The closed meeting lawsuit is not the only push by the Board to streamline its weekly meetings.

Bellman said under Yaroslavsky’s initiative, the Board will seek to limit the time the public is granted to address the body from three minutes to two minutes per individual. He contents that “gadflies” overload the meetings with outlandish and off-topic comments. By limiting speaking time, the Board would be able to be more effective during its meetings, Bellman added.

Christina Villacorte, the County government beat reporter for the Los Angeles Daily News, said the Board could be “a lot more transparent” and that the Board meetings are much less public friendly than City Hall.

“If you compare the County Board of Administration and City Hall, its very different,” Villacorte said in reference to public access to the meetings.

At L.A. City Council meetings, individuals are provided five minutes per person for all council items. At the Board meetings, it’s just three. And with Supervisor Yaroslavsky’s request fulfilled, it will be just two minutes.

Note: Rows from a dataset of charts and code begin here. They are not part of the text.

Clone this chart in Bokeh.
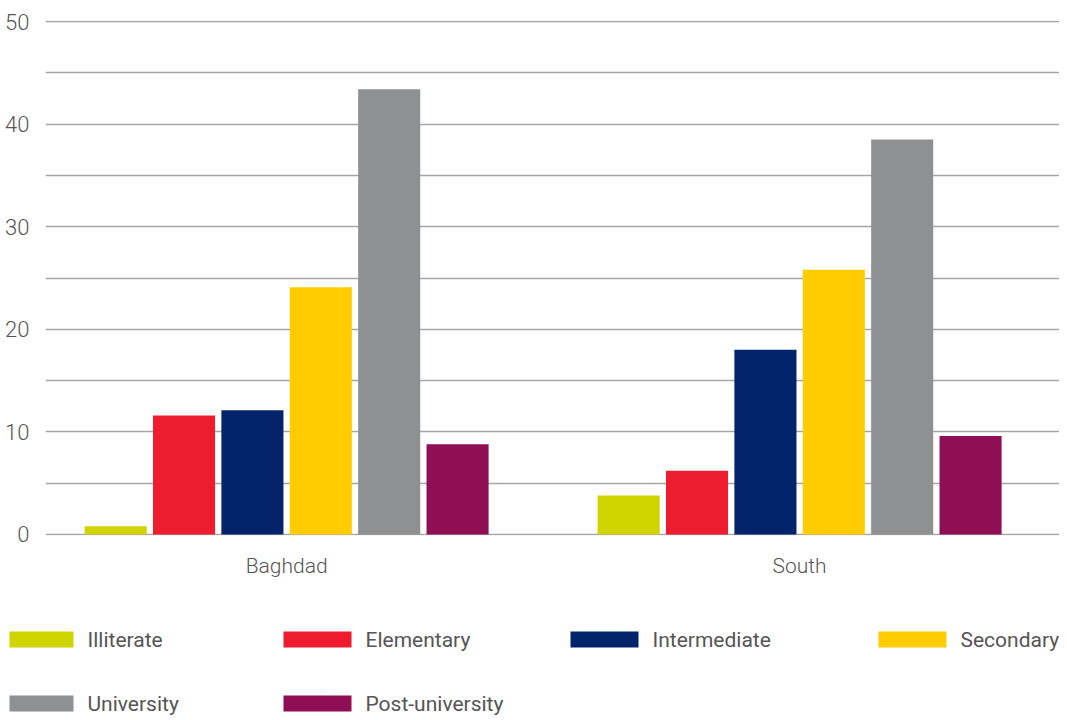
from bokeh.plotting import figure
from bokeh.layouts import column
from bokeh.models import ColumnDataSource, Range1d, FixedTicker
from bokeh.transform import dodge
from bokeh.core.properties import value
from bokeh.embed import file_html
from bokeh.resources import INLINE

# ---- data ----
regions = ["Baghdad", "South"]
levels = ["Illiterate", "Elementary", "Intermediate", "Secondary", "University", "Post-university"]
illiterate = [0.8, 3.8]
elementary = [11.6, 6.2]
intermediate = [12.1, 18.0]
secondary = [24.1, 25.8]
university = [43.4, 38.5]
post_university = [8.8, 9.6]
y_ticks = [0, 10, 20, 30, 40, 50]
y_minor = [5, 15, 25, 35, 45]

series = [illiterate, elementary, intermediate, secondary, university, post_university]
colors = ["#d0d400", "#ed1c2e", "#03246b", "#ffcc00", "#8f9092", "#8f0f54"]

FONT = "Roboto Light"
LFONT = "Roboto"
TXT = "#555555"
GRID = "#a6a6a6"

src = ColumnDataSource(dict(pos=[i + 0.5 for i in range(len(regions))],
                            **{lv: s for lv, s in zip(levels, series)}))

p = figure(width=1059, height=600, output_backend="svg", toolbar_location=None,
           x_range=Range1d(0.030, 2.0066), y_range=Range1d(-0.1, 50.1),
           min_border_left=45, min_border_right=0, min_border_top=20, min_border_bottom=65)
p.frame_align = False
p.outline_line_color = None
p.background_fill_color = "white"
p.border_fill_color = "white"

step = 0.1333
bw = 0.121
for k, (lv, c) in enumerate(zip(levels, colors)):
    p.vbar(x=dodge("pos", (k - 2.5) * step), top=lv, width=bw, bottom=0,
           source=src, fill_color=c, line_color=None)

# grid
p.xgrid.grid_line_color = None
p.yaxis.ticker = FixedTicker(ticks=y_ticks, minor_ticks=y_minor)
p.ygrid.grid_line_color = GRID
p.ygrid.grid_line_width = 1.5
p.ygrid.minor_grid_line_color = GRID
p.ygrid.minor_grid_line_width = 1.5
p.ygrid.level = "underlay"

# axes
p.yaxis.axis_line_color = None
p.yaxis.major_tick_line_color = None
p.yaxis.minor_tick_line_color = None
p.yaxis.major_label_text_font = FONT
p.yaxis.major_label_text_font_size = "22px"
p.yaxis.major_label_text_color = TXT
p.yaxis.major_label_standoff = 10

p.xaxis.ticker = FixedTicker(ticks=[i + 0.5 for i in range(len(regions))])
p.xaxis.major_label_overrides = {i + 0.5: r for i, r in enumerate(regions)}
p.xaxis.axis_line_color = None
p.xaxis.major_tick_line_color = None
p.xaxis.minor_tick_line_color = None
p.xaxis.major_label_text_font = FONT
p.xaxis.major_label_text_font_size = "21px"
p.xaxis.major_label_text_color = TXT
p.xaxis.major_label_standoff = 12

# ---- legend (drawn in its own panel, screen-like coordinates) ----
lg = figure(width=1059, height=116, output_backend="svg", toolbar_location=None,
            x_axis_type=None, y_axis_type=None,
            x_range=Range1d(0, 1059), y_range=Range1d(716, 600),
            min_border=0, min_border_left=0, min_border_right=0,
            min_border_top=0, min_border_bottom=0)
lg.frame_align = False
lg.grid.visible = False
lg.outline_line_color = None

sw_left = [9, 283, 570, 878, 9, 283]
sw_right = [73, 351, 638, 946, 73, 351]
sw_y = [639, 639, 639, 639, 703, 703]
lsrc = ColumnDataSource(dict(
    l=sw_left, r=sw_right, t=[y - 8 for y in sw_y], b=[y + 8 for y in sw_y],
    tx=[r + 14 for r in sw_right], ty=sw_y, label=levels, color=colors))
lg.quad(left="l", right="r", top="t", bottom="b", fill_color="color",
        line_color=None, source=lsrc)
lg.text(x="tx", y="ty", text="label", source=lsrc, text_font=value(LFONT),
        text_font_size="21px", text_color=TXT, text_baseline="middle",
        text_align="left")

layout = column(p, lg, spacing=0)
open("out.html", "w").write(file_html(layout, INLINE))
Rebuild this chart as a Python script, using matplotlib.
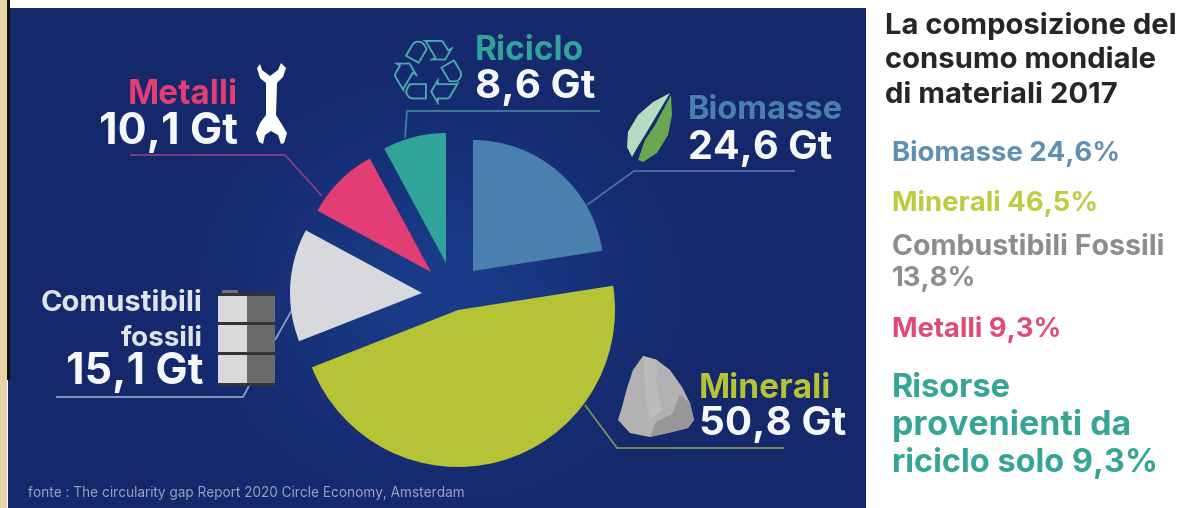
import numpy as np
import matplotlib
matplotlib.use("Agg")
import matplotlib.pyplot as plt
from matplotlib.patches import Polygon, Rectangle, PathPatch
from matplotlib.textpath import TextPath
from matplotlib.font_manager import FontProperties
from matplotlib.transforms import Affine2D

W, H = 1188, 508

# data
names = ["Biomasse", "Minerali", "Combustibili", "Metalli", "Riciclo"]
gigatons = [24.6, 50.8, 15.1, 10.1, 8.6]
colors = ["#4a80ad", "#b7c336", "#d8d9dc", "#e23d74", "#30a49b"]
# each slice is pulled apart by hand in the original
apex_px = [(473, 271), (458, 310), (422, 293), (431, 272), (446, 263)]
radius_px = [131, 157, 132, 129, 130]

plt.rcParams["font.family"] = ["Inter", "DejaVu Sans"]
plt.rcParams["font.weight"] = "bold"

fig = plt.figure(figsize=(W / 100, H / 100), dpi=100, facecolor="white")
ax = fig.add_axes([0, 0, 1, 1])


def y_(y):
    return H - y


def put(x, y, s, size, color, ha="left", weight="bold"):
    ax.text(x, y_(y), s, fontsize=size, color=color, ha=ha, va="baseline", fontweight=weight, zorder=6)


def line(xs, ys, color):
    ax.plot(xs, [y_(v) for v in ys], color=color, lw=1.3, zorder=3, solid_capstyle="butt")


def poly(pts, color, z=5):
    ax.add_patch(Polygon([(x, y_(y)) for x, y in pts], closed=True, fc=color, ec="none", zorder=z, joinstyle="round"))


# background panel with the soft glow behind the pie
gx, gy = np.meshgrid(np.linspace(8, 866, 300), np.linspace(8, 508, 200))
glow = np.exp(-(((gx - 440) / 170) ** 2 + ((gy - 290) / 150) ** 2))
c0 = np.array([0x15, 0x28, 0x6b]) / 255
c1 = np.array([0x1a, 0x3c, 0x8a]) / 255
panel = c0 + (c1 - c0) * glow[..., None]
ax.imshow(panel, extent=(8, 866, y_(508), y_(8)), origin="upper", aspect="auto", zorder=1)

# beige strip and black edge on the left
ax.add_patch(Rectangle((0, 0), 7, H, fc="#e9d5aa", ec="none", zorder=1))
ax.add_patch(Rectangle((7, y_(380)), 2.5, 380, fc="#15110c", ec="none", zorder=2))

# slices, going clockwise from twelve o'clock
total = sum(gigatons)
start = 90.0
for v, col, (px, py), r in zip(gigatons, colors, apex_px, radius_px):
    ax.pie([v, total - v], startangle=start, counterclock=False, radius=r, center=(px, y_(py)),
           colors=[col, "none"], wedgeprops={"linewidth": 0, "zorder": 4}, frame=True)
    start -= v / total * 360

# leader lines
line([600, 407, 405], [111, 111, 138], "#3d7f9a")
line([130, 285, 322], [155, 155, 196], "#8b3a86")
line([795, 634, 587], [171, 171, 205], "#4a70a8")
line([784, 617, 585], [448, 448, 405], "#7f8f52")
line([56, 243, 249], [397, 397, 386], "#8ea0c0")
line([275, 292], [340, 310], "#8ea0c0")

# recycling icon, from a glyph but as a shape
tp = TextPath((0, 0), "\u2672", size=78, prop=FontProperties(family="DejaVu Sans"))
bb = tp.get_extents()
tr = Affine2D().translate(-bb.x0, -bb.y0).scale(68 / bb.width, 65 / bb.height).translate(394, y_(105))
ax.add_patch(PathPatch(tp, transform=tr + ax.transData, fc="#4fa9b0", ec="none", zorder=5))

# wrench
poly([(257, 68), (260, 64), (262, 70), (270, 76), (278, 70), (281, 63), (286, 68), (283, 77), (277, 83),
      (276, 115), (281, 123), (287, 133), (284, 143), (281, 144), (278, 135), (271, 131), (265, 135),
      (263, 144), (259, 142), (256, 133), (260, 123), (266, 115), (266, 83), (260, 78)], "#ffffff")

# leaf
poly([(670, 93), (653, 102), (638, 115), (628, 132), (627, 147), (632, 157), (637, 148), (645, 135)], "#b5dcc0")
poly([(671, 95), (672, 115), (668, 135), (657, 153), (643, 162), (638, 160), (645, 140), (655, 125)], "#6aa84f")

# rock
poly([(643, 356), (657, 360), (670, 370), (682, 387), (690, 403), (694, 420), (688, 428), (668, 433),
      (650, 437), (630, 433), (618, 420), (622, 407), (627, 388), (633, 370)], "#b3b1b2")
poly([(694, 420), (688, 428), (668, 433), (650, 437), (656, 422), (672, 414), (680, 395), (690, 403)], "#989697")
poly([(643, 356), (657, 360), (656, 385), (662, 410), (650, 420), (646, 395)], "#bdbbbc", z=5)

# barrel
ax.add_patch(Rectangle((222, y_(293)), 16, 3, fc="#6f7378", ec="none", zorder=5))
ax.add_patch(Rectangle((218, y_(385)), 29, 92, fc="#d9d8da", ec="none", zorder=5))
ax.add_patch(Rectangle((247, y_(385)), 28, 92, fc="#6a6b6c", ec="none", zorder=5))
for by in [294, 323, 353, 384]:
    ax.add_patch(Rectangle((218, y_(by + 1.5)), 57, 3, fc="#333436", ec="none", zorder=5))

# labels on the panel
W1 = "#f6f7fa"
put(475, 60, "Riciclo", 24, colors[4])
put(475, 98, "8,6 Gt", 29, W1)
put(238, 104, "Metalli", 24, colors[3], ha="right")
put(238, 144, "10,1 Gt", 31, W1, ha="right")
put(688, 119, "Biomasse", 23.5, colors[0])
put(688, 159, "24,6 Gt", 28.5, W1)
put(699, 398, "Minerali", 24, colors[1])
put(699, 435, "50,8 Gt", 29, W1)
put(203, 311, "Comustibili", 21, "#dfe3ea", ha="right")
put(203, 346, "fossili", 20, "#dfe3ea", ha="right")
put(203, 384, "15,1 Gt", 31, W1, ha="right")
put(28, 497, "fonte : The circularity gap Report 2020 Circle Economy, Amsterdam", 9.8, "#98a3c0", weight="normal")

# right hand column
for yy, s in zip([34, 68, 103], ["La composizione del", "consumo mondiale", "di materiali 2017"]):
    put(885, yy, s, 21, "#26262a")
put(892, 161, "Biomasse 24,6%", 19.8, "#5f90b2")
put(892, 211, "Minerali 46,5%", 19.8, "#bfcb3f")
put(892, 255, "Combustibili Fossili", 20.6, "#8d8d8f")
put(892, 286, "13,8%", 19.8, "#8d8d8f")
put(892, 337, "Metalli 9,3%", 19.8, "#df4b75")
put(892, 397, "Risorse", 23.4, "#35a596")
put(892, 435, "provenienti da", 24.4, "#35a596")
put(892, 472, "riciclo solo 9,3%", 23.4, "#35a596")

ax.set_xlim(0, W)
ax.set_ylim(0, H)
ax.set_aspect("auto")
ax.axis("off")
fig.savefig("out.png", dpi=100, facecolor="white")
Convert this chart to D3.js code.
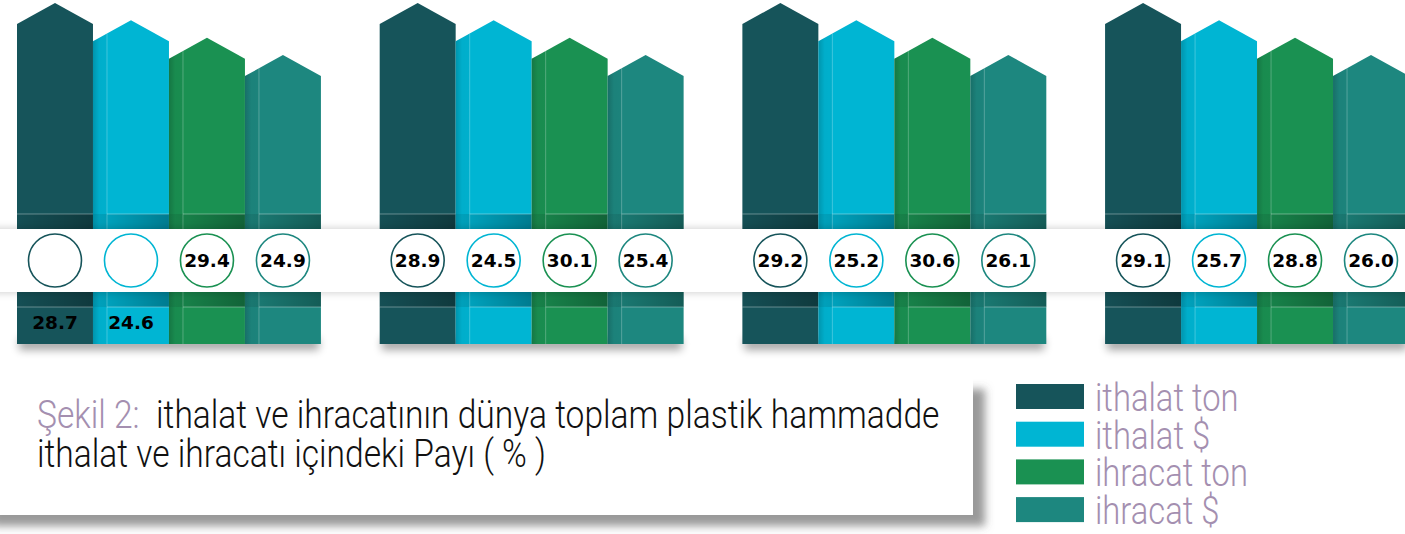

While the Brown Act does specify that local legislatures must allot time for public comment, each legislative body is able to set it’s own speaker time so long as it is reasonable.

“Our contention is that Zev [Yaroslavsky] is operating under what is reasonable. But certainly, that’s a judgment call,” said Joel Bellman, press deputy for L.A County Supervisor Yaroslavsky.

Glasser said CalAware would consider further legal action against the Board if it continued to “unreasonably” limit the public’s right to speak at their meetings.  However, no legal action is planned.

The last time the Board violated the Brown Act, they were required to pay the legal fees of lawyers for the Los Angeles Times, totaling more than $100,000.